In the Cakkavatti Sihananda Sutta, the Buddha said that immorality and crime, such as theft, falsehood, violence, hatred, cruelty, could arise from poverty. Kings and governments may try to suppress crime through punishment, but it is futile to eradicate crimes through force.

In the Kutadanta Sutta, the Buddha suggested economic development instead of force to reduce crime. The government should use the country’s resources to improve the economic conditions of the country. It could embark on agricultural and rural development, provide financial support to entrepreneurs and business, provide adequate wages for workers to maintain a decent life with human dignity.

In the Jataka, the Buddha had given to rules for Good Government, known as ‘Dasa Raja Dharma’. These ten rules can be applied even today by any government which wishes to rule the country peacefully. The rules are as follows:

1) be liberal and avoid selfishness, 2) maintain a high moral character, 3) be prepared to sacrifice one’s own pleasure for the well-being of the subjects, 4) be honest and maintain absolute integrity, 5) be kind and gentle, 6) lead a simple life for the subjects to emulate, 7) be free from hatred of any kind, 8) exercise non-violence, 9) practise patience, and 10) respect public opinion to promote peace and harmony.

Moral duty

Regarding the behaviour of rulers, He further advised, (1) a good ruler should act impartially and should not be biased and discriminate between one particular group of subjects against another, (2) a good ruler should not harbour any form of hatred against any of his subjects, (3) a good ruler should show no fear whatsoever in the enforcement of the law, if it is justifiable, (4) a good ruler must possess a clear understanding of the law to be enforced. It should not be enforced just because the ruler has the authority to enforce the law. It must be done in a reasonable manner and with common sense. — (Cakkavatti Sihananda Sutta)

The Buddha’s emphasis on the moral duty of a ruler to use public power to improve the welfare of the people had inspired Emperor Asoka to do likewise. Emperor Asoka, a sparkling example of this principle, resolved to live according to and preach the Dhamma and to serve his subjects and all humanity. He declared his non-aggressive intentions to his neighbours, assuring them of his goodwill and sending envoys to distant kings bearing his message of peace and non-aggression.

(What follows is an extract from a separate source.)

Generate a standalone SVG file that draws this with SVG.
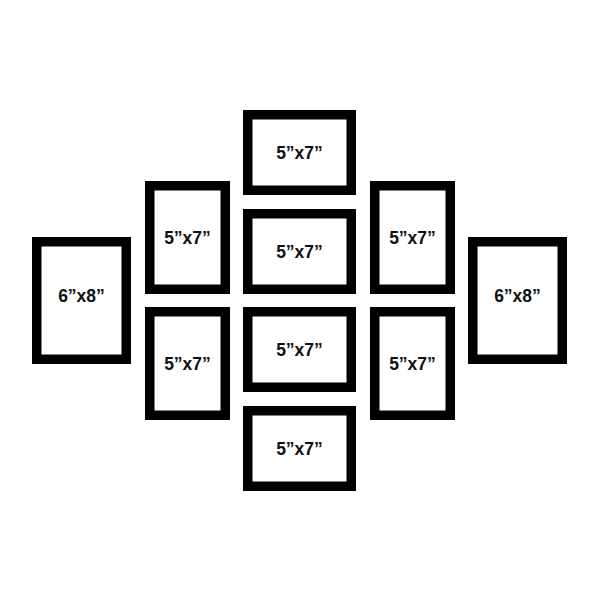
<svg xmlns="http://www.w3.org/2000/svg" width="600" height="600" viewBox="0 0 600 600">
<style>
.f{fill:#fff;stroke:#000;stroke-width:9.5}
.t{font-family:"Liberation Sans",Arial,sans-serif;font-weight:bold;font-size:17.5px;fill:#111;text-anchor:middle}
</style>
<rect width="600" height="600" fill="#fff"/>
<g id="a"><rect class="f" x="36.75" y="241.75" width="89.5" height="117.5"/><text class="t" x="81.5" y="302">6”x8”</text></g>
<g id="b"><rect class="f" x="149.75" y="185.75" width="75.5" height="103.5"/><text class="t" x="187.5" y="244">5”x7”</text></g>
<g id="c"><rect class="f" x="149.75" y="311.75" width="75.5" height="103.5"/><text class="t" x="187.5" y="370">5”x7”</text></g>
<g id="d"><rect class="f" x="247.75" y="114.75" width="103.5" height="75.5"/><text class="t" x="299.5" y="159">5”x7”</text></g>
<g id="e"><rect class="f" x="247.75" y="213.75" width="103.5" height="75.5"/><text class="t" x="299.5" y="258">5”x7”</text></g>
<g id="f"><rect class="f" x="247.75" y="311.75" width="103.5" height="75.5"/><text class="t" x="299.5" y="356">5”x7”</text></g>
<g id="g"><rect class="f" x="247.75" y="410.75" width="103.5" height="75.5"/><text class="t" x="299.5" y="455">5”x7”</text></g>
<g id="h"><rect class="f" x="374.75" y="185.75" width="75.5" height="103.5"/><text class="t" x="412.5" y="244">5”x7”</text></g>
<g id="i"><rect class="f" x="374.75" y="311.75" width="75.5" height="103.5"/><text class="t" x="412.5" y="370">5”x7”</text></g>
<g id="j"><rect class="f" x="472.75" y="241.75" width="89.5" height="117.5"/><text class="t" x="517.5" y="302">6”x8”</text></g>
<g id="connectors"></g>
</svg>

He promoted the energetic practice of the socio-moral virtues of honesty, truthfulness, compassion, benevolence, non-violence, considerate behaviour towards all, non-extravagance, non-acquisitiveness, and non-injury to animals. He encouraged religious freedom and mutual respect for each other’s creed. He went on periodic tours preaching the Dhamma to the rural people. He undertook works of public utility, such as founding of hospitals for men and animals, supplying of medicine, planting of roadside trees and groves, digging of wells, and construction of watering sheds and rest houses. He expressly forbade cruelty to animals. Sometimes the Buddha is said to be a social reformer. Among other things, He condemned the caste system, recognized the equality of people, spoke on the need to improve socio-economic conditions, recognized the importance of a more equitable distribution of wealth among the rich and the poor, raised the status of women, recommended the incorporation of humanism in government and administration, and taught that a society should not be run by greed but with consideration and compassion for the people.